Really cheap, ‘mostly positive’ on Steam (though only 84 reviews, most negatives are just upset about the genre), and a Wizardry skin over a Mystery Dungeon type game.

Very meh. They disabled a lot of whatever it was that made the mobile version evil (as @Left_Empty notes). I didn’t spend a dime on any thing and didn’t feel the need to for progression’s sake.

But it’s a mediocre game, with lesser systems relative to the property it game from. There was some ugly RNG in there too. e.g. the game gives you, as a plot reward at some point, a higher tier hero for your party. This hero can level up farther because of that tier. But there was RNG in his stats/certain abilities and it swung him from being “good for awhile, but replaceable” to “one of the best party members you could hope for” or somesuch and that was a one-time roll. You could live without the uber-version or whatever. But it was silly that this could happen.
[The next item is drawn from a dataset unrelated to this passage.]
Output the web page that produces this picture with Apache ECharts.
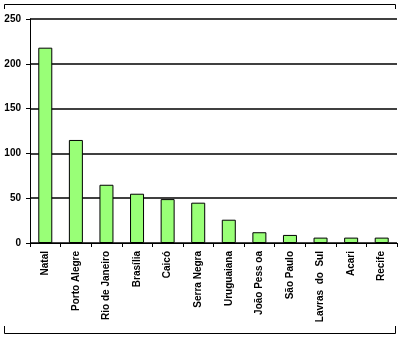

That’s good to hear. (Maybe that’s standard for most modern roguelikes?) I’m putting it back on my maybe list.

Why was it off your ‘maybe’ list?

No idea anymore. Probably too many roguelikes as it is.

Thanks for the impressions, guys. I finally pulled the trigger --it was just too damn cheap-- after lowering my expectations to “casual RNG-heavy RPG-lite diversion banking on the name of a venerable franchise”.

Has anyone talked about In Celebration of Violence? It’s excellent and only $5.99 for the next 40 hours. Be warned, though, that this game will not hold your hand, which is awesome, because the discovery is one aspect that makes the game so satisfying. From the dev:

Before I do all the marketing stuff below I want to get the basics out of the way. This is like if The Binding of Isaac and Dark Souls got smushed together. And Rogue Legacy is is there too. Also Hammerwatch. The combat is weighty and deliberate, the story is vague and largely nonexistent. A successful run through one of the branching paths could take three hours.

In Celebration of Violence is meticulously unclear. The most you get are the basic controls. All other items, secrets, and mechanics are up to you to decipher. It is difficult, and much of the challenge comes from figuring out the systems at play. Thanks for the interest in my game, I hope you get a chance to play :)

If that bit entices you, read the entire Steam page to fully understand what this game offers. It’s an absolute steal for $5.99!